Health, Myths, Fraud and the Crisis

The Muni Market

Municipal bonds suffered a remarkable sell off in the last two weeks. Is this the top in Muni bonds and the beginning of  a long-term rise in interest rates?

Here are two girls with very different opinions on the matter:

First Meredith:

Meredith Whitney Advisory Group is now predicting dramatic declines in US home prices, large layoffs at US banks and widespread defaults in the municipal bond market:  Link Video FT


but Bond Girl offers a very different explanation :

Some thoughts on the muni market

2010-11-19 00:06  My opinion, for whatever it is worth to you, is that there are a handful of factors – mostly unrelated to the relative creditworthiness of muni issuers – that have provoked this correction.  These factors are related, and they will likely contribute to volatility going into next year.  The first, obviously, is a supply glut.  The pending expiration of the Build America Bond (BAB) program has pulled supply forward, and this is going to seesaw over the next several weeks.  Since the BAB program was initiated, most issuers have structured their new issues with the sense that they will go to either the tax-exempt or taxable market, whichever is more advantageous at the time.  It has been almost completely a supply management game since the market for these bonds was established and munis became truly bifurcated.
Well, maybe it was just a coincidence that the plunge in Muni Bonds  started with the official bankruptcy of AMBAC, the bond insurer … Bond Girl ?

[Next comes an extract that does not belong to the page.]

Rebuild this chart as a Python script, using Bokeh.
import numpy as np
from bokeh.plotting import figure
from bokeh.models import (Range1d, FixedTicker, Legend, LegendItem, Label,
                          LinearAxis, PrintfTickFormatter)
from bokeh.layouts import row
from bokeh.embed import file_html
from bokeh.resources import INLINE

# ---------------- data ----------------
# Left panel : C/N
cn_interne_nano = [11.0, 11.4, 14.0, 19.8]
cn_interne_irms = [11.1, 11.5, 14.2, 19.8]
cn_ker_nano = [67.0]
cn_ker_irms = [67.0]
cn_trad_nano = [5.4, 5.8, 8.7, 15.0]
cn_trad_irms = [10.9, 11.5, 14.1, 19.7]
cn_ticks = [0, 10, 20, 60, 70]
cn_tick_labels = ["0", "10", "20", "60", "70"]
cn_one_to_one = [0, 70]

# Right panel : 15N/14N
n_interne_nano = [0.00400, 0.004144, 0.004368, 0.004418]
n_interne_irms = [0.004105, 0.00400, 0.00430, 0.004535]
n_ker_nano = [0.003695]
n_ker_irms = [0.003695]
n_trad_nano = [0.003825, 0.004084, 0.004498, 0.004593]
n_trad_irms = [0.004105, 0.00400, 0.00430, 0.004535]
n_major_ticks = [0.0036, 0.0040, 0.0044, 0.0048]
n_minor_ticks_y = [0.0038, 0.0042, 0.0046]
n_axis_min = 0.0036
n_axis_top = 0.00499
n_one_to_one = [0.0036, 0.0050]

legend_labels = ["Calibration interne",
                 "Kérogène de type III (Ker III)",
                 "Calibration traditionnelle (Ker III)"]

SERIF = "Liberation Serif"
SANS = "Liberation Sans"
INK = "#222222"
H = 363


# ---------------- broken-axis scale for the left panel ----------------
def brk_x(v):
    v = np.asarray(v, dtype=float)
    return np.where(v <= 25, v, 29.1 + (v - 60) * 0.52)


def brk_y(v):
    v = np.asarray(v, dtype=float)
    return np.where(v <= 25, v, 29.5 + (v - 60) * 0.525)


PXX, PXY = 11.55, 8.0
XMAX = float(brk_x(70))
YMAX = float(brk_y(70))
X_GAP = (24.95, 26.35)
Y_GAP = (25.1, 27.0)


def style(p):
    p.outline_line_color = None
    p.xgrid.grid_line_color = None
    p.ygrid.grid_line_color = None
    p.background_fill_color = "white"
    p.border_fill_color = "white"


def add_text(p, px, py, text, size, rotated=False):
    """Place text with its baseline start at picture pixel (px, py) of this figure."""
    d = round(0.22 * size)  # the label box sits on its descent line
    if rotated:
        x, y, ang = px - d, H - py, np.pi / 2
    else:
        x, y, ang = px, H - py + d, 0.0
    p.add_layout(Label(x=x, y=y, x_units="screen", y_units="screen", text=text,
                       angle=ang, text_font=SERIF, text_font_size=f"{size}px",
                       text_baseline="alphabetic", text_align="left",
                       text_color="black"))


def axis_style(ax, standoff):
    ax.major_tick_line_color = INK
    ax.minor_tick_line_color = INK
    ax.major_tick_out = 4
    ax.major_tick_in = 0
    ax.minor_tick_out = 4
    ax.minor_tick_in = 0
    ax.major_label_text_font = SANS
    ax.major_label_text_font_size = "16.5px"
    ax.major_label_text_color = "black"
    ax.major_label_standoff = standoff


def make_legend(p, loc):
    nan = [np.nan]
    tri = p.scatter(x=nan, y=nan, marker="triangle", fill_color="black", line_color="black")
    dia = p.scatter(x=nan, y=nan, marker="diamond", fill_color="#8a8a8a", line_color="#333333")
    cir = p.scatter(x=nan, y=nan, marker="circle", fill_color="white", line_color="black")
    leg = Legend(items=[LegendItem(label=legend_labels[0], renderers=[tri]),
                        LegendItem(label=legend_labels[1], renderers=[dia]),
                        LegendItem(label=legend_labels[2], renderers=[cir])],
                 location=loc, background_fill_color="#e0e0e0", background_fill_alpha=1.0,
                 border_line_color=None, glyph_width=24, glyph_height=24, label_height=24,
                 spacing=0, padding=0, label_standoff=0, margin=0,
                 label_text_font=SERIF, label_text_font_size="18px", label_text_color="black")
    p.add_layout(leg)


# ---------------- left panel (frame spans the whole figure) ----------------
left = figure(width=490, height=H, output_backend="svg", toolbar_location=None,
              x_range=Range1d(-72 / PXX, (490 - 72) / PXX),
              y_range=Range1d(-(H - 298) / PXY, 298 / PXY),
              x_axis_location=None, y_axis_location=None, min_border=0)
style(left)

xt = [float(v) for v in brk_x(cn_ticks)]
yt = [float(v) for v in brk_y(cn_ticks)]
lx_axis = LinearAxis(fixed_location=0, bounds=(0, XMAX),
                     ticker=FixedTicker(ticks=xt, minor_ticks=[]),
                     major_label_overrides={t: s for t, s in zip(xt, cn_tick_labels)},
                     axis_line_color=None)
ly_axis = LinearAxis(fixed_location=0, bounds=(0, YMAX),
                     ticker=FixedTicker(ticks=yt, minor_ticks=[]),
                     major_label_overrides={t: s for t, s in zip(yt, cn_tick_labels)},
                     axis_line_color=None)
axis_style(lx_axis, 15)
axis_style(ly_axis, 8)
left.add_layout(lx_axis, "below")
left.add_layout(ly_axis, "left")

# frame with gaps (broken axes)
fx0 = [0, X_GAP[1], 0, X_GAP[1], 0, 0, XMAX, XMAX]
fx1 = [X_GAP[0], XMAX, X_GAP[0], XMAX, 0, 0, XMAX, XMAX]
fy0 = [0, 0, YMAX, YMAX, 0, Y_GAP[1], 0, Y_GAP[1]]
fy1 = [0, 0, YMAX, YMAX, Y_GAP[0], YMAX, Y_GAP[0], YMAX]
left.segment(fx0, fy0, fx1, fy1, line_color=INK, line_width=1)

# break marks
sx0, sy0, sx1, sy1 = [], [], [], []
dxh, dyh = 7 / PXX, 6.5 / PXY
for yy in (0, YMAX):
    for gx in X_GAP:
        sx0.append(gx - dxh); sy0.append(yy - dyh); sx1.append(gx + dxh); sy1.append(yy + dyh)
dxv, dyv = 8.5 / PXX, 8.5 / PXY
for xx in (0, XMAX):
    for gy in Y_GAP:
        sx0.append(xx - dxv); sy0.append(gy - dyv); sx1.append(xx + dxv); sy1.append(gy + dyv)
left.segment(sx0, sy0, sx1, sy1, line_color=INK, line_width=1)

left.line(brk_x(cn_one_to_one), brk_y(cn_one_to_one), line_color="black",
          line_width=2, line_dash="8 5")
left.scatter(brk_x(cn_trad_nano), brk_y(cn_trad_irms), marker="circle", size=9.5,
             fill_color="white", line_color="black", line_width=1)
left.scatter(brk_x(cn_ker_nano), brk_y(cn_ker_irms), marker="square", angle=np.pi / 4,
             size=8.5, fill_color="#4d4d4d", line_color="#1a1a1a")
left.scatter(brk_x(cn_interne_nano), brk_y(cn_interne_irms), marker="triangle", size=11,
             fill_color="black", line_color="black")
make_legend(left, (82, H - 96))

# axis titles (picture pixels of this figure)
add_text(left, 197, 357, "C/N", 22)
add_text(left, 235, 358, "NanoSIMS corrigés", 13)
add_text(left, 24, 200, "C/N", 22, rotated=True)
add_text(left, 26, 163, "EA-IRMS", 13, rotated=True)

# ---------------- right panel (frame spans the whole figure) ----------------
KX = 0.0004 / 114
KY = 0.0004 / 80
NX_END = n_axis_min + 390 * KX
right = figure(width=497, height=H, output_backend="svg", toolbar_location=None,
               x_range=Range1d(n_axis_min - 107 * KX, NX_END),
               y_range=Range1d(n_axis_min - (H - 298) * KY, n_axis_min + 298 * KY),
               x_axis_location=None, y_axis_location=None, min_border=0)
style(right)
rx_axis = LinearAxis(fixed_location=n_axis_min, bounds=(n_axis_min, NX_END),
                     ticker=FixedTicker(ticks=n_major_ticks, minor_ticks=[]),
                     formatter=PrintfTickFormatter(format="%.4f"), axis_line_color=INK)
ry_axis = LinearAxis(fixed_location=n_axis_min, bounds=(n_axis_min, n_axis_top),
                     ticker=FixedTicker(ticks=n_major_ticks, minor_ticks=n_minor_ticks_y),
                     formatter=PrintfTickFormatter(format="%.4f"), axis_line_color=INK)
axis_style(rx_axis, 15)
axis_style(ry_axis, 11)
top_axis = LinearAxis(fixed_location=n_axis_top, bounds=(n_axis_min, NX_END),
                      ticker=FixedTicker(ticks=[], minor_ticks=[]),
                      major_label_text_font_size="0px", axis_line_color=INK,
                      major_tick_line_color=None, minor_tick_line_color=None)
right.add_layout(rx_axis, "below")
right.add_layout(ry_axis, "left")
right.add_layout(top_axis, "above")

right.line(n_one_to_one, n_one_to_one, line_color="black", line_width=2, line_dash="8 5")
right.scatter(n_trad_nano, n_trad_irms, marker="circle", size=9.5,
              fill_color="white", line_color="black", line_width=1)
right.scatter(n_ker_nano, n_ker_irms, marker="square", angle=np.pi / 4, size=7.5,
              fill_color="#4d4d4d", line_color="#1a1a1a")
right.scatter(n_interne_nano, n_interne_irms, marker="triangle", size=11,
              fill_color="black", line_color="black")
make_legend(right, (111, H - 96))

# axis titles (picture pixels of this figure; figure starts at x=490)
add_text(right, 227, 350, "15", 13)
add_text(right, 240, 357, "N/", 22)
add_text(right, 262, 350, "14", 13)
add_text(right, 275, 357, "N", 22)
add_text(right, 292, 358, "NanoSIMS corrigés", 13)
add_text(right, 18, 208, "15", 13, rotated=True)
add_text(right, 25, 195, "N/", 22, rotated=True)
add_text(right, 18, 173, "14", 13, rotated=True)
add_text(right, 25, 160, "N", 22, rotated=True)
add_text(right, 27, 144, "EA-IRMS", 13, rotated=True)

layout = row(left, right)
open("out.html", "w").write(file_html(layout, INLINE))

and on a different issue Bond Girl wrote:

NRSROs, barriers to entry, and the ways we lie to ourselves

Bond Girl 2010-11-20 12:54

At the risk of seeming petty, I am going to write yet another post slamming Meredith Whitney.  If you are patient, however, you will find it is not really about Whitney at all.  So… Be patient.

You likely recall that Whitney had all of the talking heads on financial news programs captivated back in September when she announced that, after two years of research, she had produced her own ratings for the largest 15 state credits in the muni market.  She said her firm had prepared a 600-page report revealing that some states were likely to default on their obligations and would need a massive federal bailout.  The report, naturally, was made available to clients, but was not published (and therefore not able to be vetted) – yet this did not stop various tongue-waggers from assuming that because the report was reputedly long that it also represented good research.